Three weeks ago we watched the film Dancer in the Dark (2000), directed and written by Lars von Trier, in our postmodern lecture series. Firstly I have to say although it was a depressing film, I kind of didn't mind it. It is a musical starring the singer Bjork, who is known for creating unconventional music.
The film is about a young single mother immigrant in America called Selma Jezkova, who is working long hours to save up enough money to pay for her son to have an operation to preserve his sight. Their family has a history of eye sight deteriorating quickly over time, that eventually leaves you blind. She herself was going blind. Over time she has earned almost enough money, working in a factory by day and extra work at night, both requiring good eyesight. It all goes down hill when she looses her sight and her job and her money stolen by someone considered to be a friend. This leads to a struggle, which causes the accidental death of the thief.
The story is cruel in the way those certain events lead to a choice between saving her sons sight or else her being sentenced to death. When the music played, it is like we were seeing a daydream of what she was thinking and experienceing. It is her way of escaping all the troubles of the real world. Even when facing death she picks up a beat in the marching to make music and to forget the problems and worries ahead.
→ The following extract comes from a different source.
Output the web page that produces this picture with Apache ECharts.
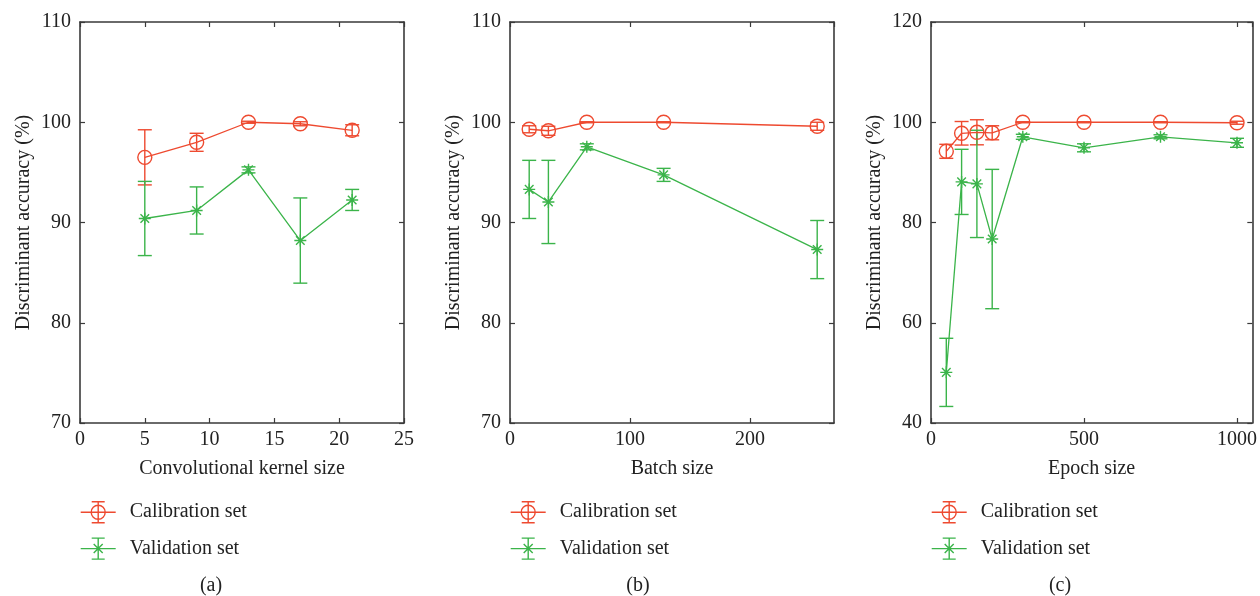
<!DOCTYPE html>
<html>
<head>
<meta charset="utf-8">
<script src="https://cdn.jsdelivr.net/npm/echarts@6/dist/echarts.min.js"></script>
<style>
  html, body { margin: 0; padding: 0; background: #fff; }
  #chart { width: 1260px; height: 596px; }
</style>
</head>
<body>
<div id="chart"></div>
<script>
// panel (a) convolutional kernel size
const kernelSizes = [5, 9, 13, 17, 21];
const calA = [96.5, 98.0, 100.0, 99.85, 99.2];
const calAErr = [2.75, 0.9, 0.1, 0.2, 0.55];
const valA = [90.4, 91.2, 95.25, 88.2, 92.25];
const valAErr = [3.7, 2.35, 0.3, 4.25, 1.05];

// panel (b) batch size
const batchSizes = [16, 32, 64, 128, 256];
const calB = [99.3, 99.15, 100.0, 100.0, 99.6];
const calBErr = [0.35, 0.45, 0.05, 0.05, 0.4];
const valB = [93.3, 92.05, 97.55, 94.75, 87.3];
const valBErr = [2.9, 4.15, 0.3, 0.65, 2.9];

// panel (c) epoch size
const epochSizes = [50, 100, 150, 200, 300, 500, 750, 1000];
const calC = [94.2, 97.8, 98.0, 97.9, 100.0, 100.0, 100.0, 99.9];
const calCErr = [1.4, 2.35, 2.5, 1.4, 0.1, 0.1, 0.1, 0.3];
const valC = [50.1, 88.1, 87.7, 76.7, 97.1, 94.9, 97.1, 95.9];
const valCErr = [6.8, 6.5, 10.7, 13.9, 0.5, 0.8, 0.4, 0.9];

const xNames = ['Convolutional kernel size', 'Batch size', 'Epoch size'];
const xRanges = [[0, 25, 5], [0, 270, 100], [0, 1050, 500]];
const yRanges = [[70, 110, 10], [70, 110, 10], [40, 120, 20]];
const captions = ['(a)', '(b)', '(c)'];

const RED = '#EE4A30';
const GREEN = '#3BB44A';
const FONT = 'Liberation Serif';
const AXIS = '#3a3a3a';

const grids = [
  {left: 80, top: 22, width: 324, height: 401},
  {left: 510, top: 22, width: 324, height: 401},
  {left: 931, top: 22, width: 323, height: 401}
];

function errorBar(params, api) {
  const x = api.value(0), m = api.value(1), e = api.value(2);
  const hi = api.coord([x, m + e]);
  const lo = api.coord([x, m - e]);
  const hw = 7;
  const style = {stroke: api.visual('color'), lineWidth: 1.4, fill: null};
  return {
    type: 'group',
    children: [
      {type: 'line', shape: {x1: hi[0], y1: hi[1], x2: lo[0], y2: lo[1]}, style: style},
      {type: 'line', shape: {x1: hi[0] - hw, y1: hi[1], x2: hi[0] + hw, y2: hi[1]}, style: style},
      {type: 'line', shape: {x1: lo[0] - hw, y1: lo[1], x2: lo[0] + hw, y2: lo[1]}, style: style}
    ]
  };
}

const asterisk = 'path://M0,-6L0,6M-6,0L6,0M-4.3,-4.3L4.3,4.3M-4.3,4.3L4.3,-4.3';

function zip3(xs, ys, es) {
  return xs.map((x, i) => [x, ys[i], es[i]]);
}

const panels = [
  [kernelSizes, calA, calAErr, valA, valAErr],
  [batchSizes, calB, calBErr, valB, valBErr],
  [epochSizes, calC, calCErr, valC, valCErr]
];

const xAxis = [], yAxis = [], series = [], legend = [], graphic = [];

panels.forEach((p, i) => {
  const [xs, cal, calErr, val, valErr] = p;
  const tickStyle = {show: true, inside: true, length: 5, lineStyle: {color: AXIS, width: 1.2}};
  const lineStyle = {show: true, onZero: false, lineStyle: {color: AXIS, width: 1.6}};
  xAxis.push({
    type: 'value', gridIndex: i, position: 'bottom',
    min: xRanges[i][0], max: xRanges[i][1], interval: xRanges[i][2],
    axisLine: lineStyle, axisTick: tickStyle, splitLine: {show: false},
    axisLabel: {color: '#222', fontFamily: FONT, fontSize: 20, margin: 7,
                showMaxLabel: i === 0, formatter: v => String(v)},
    name: xNames[i], nameLocation: 'middle', nameGap: 36,
    nameTextStyle: {color: '#222', fontFamily: FONT, fontSize: 20}
  });
  xAxis.push({
    type: 'value', gridIndex: i, position: 'top',
    min: xRanges[i][0], max: xRanges[i][1], interval: xRanges[i][2],
    axisLine: lineStyle, axisTick: tickStyle, splitLine: {show: false},
    axisLabel: {show: false}
  });
  yAxis.push({
    type: 'value', gridIndex: i, position: 'left',
    min: yRanges[i][0], max: yRanges[i][1], interval: yRanges[i][2],
    axisLine: lineStyle, axisTick: tickStyle, splitLine: {show: false},
    axisLabel: {color: '#222', fontFamily: FONT, fontSize: 20, margin: 9},
    name: 'Discriminant accuracy (%)', nameLocation: 'middle', nameGap: 46,
    nameTextStyle: {color: '#222', fontFamily: FONT, fontSize: 20}
  });
  yAxis.push({
    type: 'value', gridIndex: i, position: 'right',
    min: yRanges[i][0], max: yRanges[i][1], interval: yRanges[i][2],
    axisLine: lineStyle, axisTick: tickStyle, splitLine: {show: false},
    axisLabel: {show: false}
  });

  const xi = i * 2, yi = i * 2;
  series.push({
    name: 'Calibration set', type: 'custom', xAxisIndex: xi, yAxisIndex: yi,
    renderItem: errorBar, itemStyle: {color: RED},
    encode: {x: 0, y: 1}, data: zip3(xs, cal, calErr), silent: true
  });
  series.push({
    name: 'Validation set', type: 'custom', xAxisIndex: xi, yAxisIndex: yi,
    renderItem: errorBar, itemStyle: {color: GREEN},
    encode: {x: 0, y: 1}, data: zip3(xs, val, valErr), silent: true
  });
  series.push({
    name: 'Calibration set', type: 'line', xAxisIndex: xi, yAxisIndex: yi,
    data: xs.map((x, k) => [x, cal[k]]),
    symbol: 'circle', symbolSize: 14,
    itemStyle: {color: 'rgba(0,0,0,0)', borderColor: RED, borderWidth: 1.4},
    lineStyle: {color: RED, width: 1.3}, animation: false, silent: true
  });
  series.push({
    name: 'Validation set', type: 'line', xAxisIndex: xi, yAxisIndex: yi,
    data: xs.map((x, k) => [x, val[k]]),
    symbol: asterisk, symbolSize: 12,
    itemStyle: {color: 'rgba(0,0,0,0)', borderColor: GREEN, borderWidth: 1.4},
    lineStyle: {color: GREEN, width: 1.3}, animation: false, silent: true
  });

  legend.push({
    left: grids[i].left, top: 501, orient: 'vertical', padding: 0,
    itemWidth: 35, itemHeight: 21, itemGap: 14,
    textStyle: {color: '#222', fontFamily: FONT, fontSize: 20, padding: [0, 0, 0, 9]},
    data: [
      {name: 'Calibration set',
       icon: 'path://M0,10.5L35,10.5M17.5,0L17.5,21M11,0L24,0M11,21L24,21M24.5,10.5A7,7,0,1,1,10.5,10.5A7,7,0,1,1,24.5,10.5',
       itemStyle: {color: 'rgba(0,0,0,0)', borderColor: RED, borderWidth: 1.4}},
      {name: 'Validation set',
       icon: 'path://M0,10.5L35,10.5M17.5,0L17.5,21M11,0L24,0M11,21L24,21M13,6L22,15M13,15L22,6',
       itemStyle: {color: 'rgba(0,0,0,0)', borderColor: GREEN, borderWidth: 1.4}}
    ]
  });
});

const captionX = [211, 638, 1060];
captions.forEach((c, i) => {
  graphic.push({type: 'text', x: captionX[i], y: 586,
    style: {text: c, fill: '#222', font: '20px "Liberation Serif"', align: 'center', verticalAlign: 'middle'}});
});

const chart = echarts.init(document.getElementById('chart'));
chart.setOption({
  backgroundColor: '#fff',
  animation: false,
  grid: grids,
  xAxis: xAxis,
  yAxis: yAxis,
  legend: legend,
  graphic: graphic,
  series: series
});
</script>
</body>
</html>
It is an unexpected setting for a musical. The main point to get from this film is that where a conventional musical is bold and theatrical, the setting in this film was gritty and with murky, with dull tones of colour, which make it feel more realistic. There is extreme contrast when music is introduced into the film, which doesn't appear for the first half hour or so, when things start to go wrong for Selma. The music naturally still has it's effect of feeling relaxed, comfortable and safe. This almost feels inappropriate for the film because you know that you shouldn't be feeling that way when so many bad things are happening. Of course this wasn't a bad movie mistake, but actually all intentional to create a postmodern depressing film.